Within the last 12 months, the IMF has positively rated Egypt, Libya, Tunisia, Bahrain, and Yemen,  saying that they had “good macroeconomic management,” “prudent macroeconomic policies,” “positive  short-term prospects,” and “healthy economic policies.” Libya was even positively singled out for praise. Praise for a decades-long policy of liberalization and deindustrialization; praise for massive unemployment; praise for 30 years in which not a single ambitious infrastructure project inspired the youth generation. Praise and a Judas kiss for the destruction of their own economy.

Courageous and large development projects must replace IMF policy. There are ambitious designs, such as the Roudaire Plan to desalinate water using the fourth generation of nuclear power reactors, the construction of the Tunis-Berlin transport corridor, and the greening of the Sahara with the help of advanced technologies at

our disposal and those still to be developed.  Although small to medium-sized companies in Europe will play an important role, important decisions must first be made elsewhere. Sovereign states and their governments must overturn the old paradigm and halt encroaching chaos.
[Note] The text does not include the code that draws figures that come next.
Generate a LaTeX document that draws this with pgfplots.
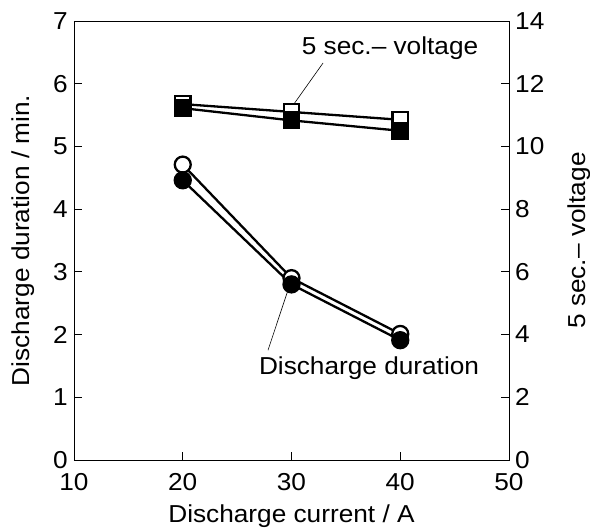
\documentclass[border=0pt]{standalone}
\usepackage{fontspec}
\setmainfont{Liberation Sans}[FakeStretch=1.07]
\usepackage{pgfplots}
\pgfplotsset{compat=1.18}

\begin{document}
\fontsize{24.5}{29}\selectfont
\begin{tikzpicture}
\pgfplotsset{
  every axis/.append style={
    scale only axis, width=435pt, height=439pt,
    xmin=10, xmax=50,
    /pgf/number format/assume math mode=true,
    axis line style={line width=0.9pt},
    every tick/.style={black, line width=0.9pt},
    tick align=inside, major tick length=8pt,
    tick label style={font=\fontsize{24.5}{29}\selectfont, inner sep=1pt},
    label style={font=\fontsize{24.5}{29}\selectfont},
    clip=false,
  },
  ser/.style={black, line width=2.3pt, mark options={solid, line width=1.5pt}},
}
% left axis: discharge duration
\begin{axis}[name=main, ymin=0, ymax=7, ytick={0,...,7},
  xtick={10,20,30,40,50}, xtick pos=bottom, ytick pos=left,
  xticklabel style={yshift=-12pt}, yticklabel style={xshift=-5pt},
  xlabel={Discharge current / A}, ylabel={Discharge duration / min.},
  xlabel style={at={(axis description cs:0.5,0)}, anchor=center, yshift=-56pt},
  ylabel style={at={(axis description cs:0,0.5)}, anchor=center, yshift=51pt}]
\addplot[ser, mark=*, mark size=8pt, mark options={fill=white}] coordinates {(20,4.71) (30,2.90) (40,2.01)};
\addplot[ser, mark=*, mark size=8pt, mark options={fill=black}] coordinates {(20,4.46) (30,2.80) (40,1.91)};
\node at (axis cs:39.06,6.57) {5 sec.– voltage};
\draw[line width=0.6pt] (axis cs:32.9,6.33) -- (axis cs:29.95,5.61);
\node at (axis cs:37.13,1.47) {Discharge duration};
\draw[line width=0.6pt] (axis cs:27.84,1.75) -- (axis cs:29.68,2.71);
\end{axis}
% right axis: 5 sec. voltage
\begin{axis}[ymin=0, ymax=14, ytick={0,2,...,14}, axis y line*=right, axis x line=none,
  yticklabel style={xshift=5pt},
  ylabel={5 sec.– voltage},
  ylabel style={at={(axis description cs:1,0.5)}, anchor=center, yshift=-70pt}]
\addplot[ser, mark=square*, mark size=7.8pt, mark options={fill=white}] coordinates {(20,11.35) (30,11.10) (40,10.85)};
\addplot[ser, mark=square*, mark size=7.8pt, mark options={fill=black}] coordinates {(20,11.22) (30,10.83) (40,10.5)};
\end{axis}
\pgfresetboundingbox
\path (main.south west) ++(-74pt,-71pt) rectangle ++(590pt,531pt);
\end{tikzpicture}
\end{document}
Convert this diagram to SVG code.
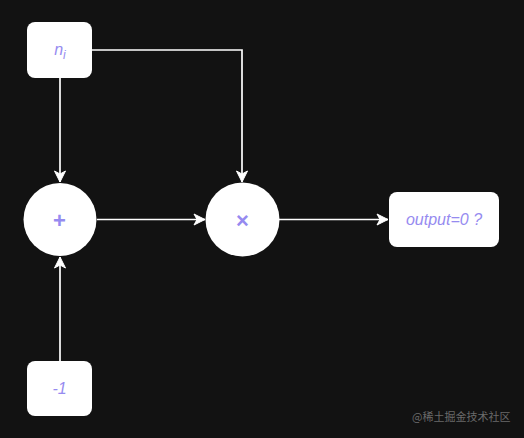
<svg xmlns="http://www.w3.org/2000/svg" width="524" height="438" viewBox="0 0 524 438">
<style>
.box{fill:#ffffff;}
.lbl{font-family:"Liberation Sans",Arial,sans-serif;font-size:16px;fill:#968bf0;font-style:italic;text-anchor:middle;}
.op{font-family:"Liberation Sans",Arial,sans-serif;font-size:22px;font-weight:bold;fill:#968bf0;text-anchor:middle;}
.edge{fill:none;stroke:#ffffff;stroke-width:1.7;}
.wm{font-family:"Noto Sans CJK SC",sans-serif;font-size:11px;fill:#6a6a6a;}
</style>
<defs>
<marker id="arr" markerWidth="14" markerHeight="14" refX="12" refY="7" orient="auto" markerUnits="userSpaceOnUse">
<path d="M1,1.5 L12,7 L1,12.5 L4,7 Z" fill="#ffffff" stroke="#ffffff" stroke-width="1"/>
</marker>
</defs>
<rect width="524" height="438" fill="#121212"/>
<g id="connectors">
<path class="edge" d="M92,50 H242 V182" marker-end="url(#arr)"/>
<path class="edge" d="M60,78 V182" marker-end="url(#arr)"/>
<path class="edge" d="M60,361 V257" marker-end="url(#arr)"/>
<path class="edge" d="M97,219.5 H205" marker-end="url(#arr)"/>
<path class="edge" d="M279,219.5 H388" marker-end="url(#arr)"/>
</g>
<g id="node-ni">
<rect class="box" x="27" y="22" width="65" height="56" rx="8"/>
<text class="lbl" x="60" y="55">n<tspan font-size="12" dy="4">i</tspan></text>
</g>
<g id="node-plus">
<circle class="box" cx="60" cy="219.5" r="36.5"/>
<text class="op" x="59.5" y="227.5">+</text>
</g>
<g id="node-times">
<circle class="box" cx="242.5" cy="219.5" r="37"/>
<text class="op" x="242.5" y="227.5">×</text>
</g>
<g id="node-output">
<rect class="box" x="389" y="192" width="110" height="55" rx="8"/>
<text class="lbl" x="444" y="225">output=0 ?</text>
</g>
<g id="node-minus1">
<rect class="box" x="27" y="361" width="65" height="55" rx="8"/>
<text class="lbl" x="59.5" y="394">-1</text>
</g>
<text class="wm" x="412" y="421">@稀土掘金技术社区</text>
</svg>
An international Glass-Steagall standard  must be implemented to separate  speculative from commercial banking.  Speculative debts will no longer be paid, thus freeing up the massive amounts of credit needed to begin international development projects. The failed global system based on  the free-market economy will have to make room for an international credit  system with the cooperation of sovereign states. Globalization will disappear into the grave it has dug for itself for the past 40 years.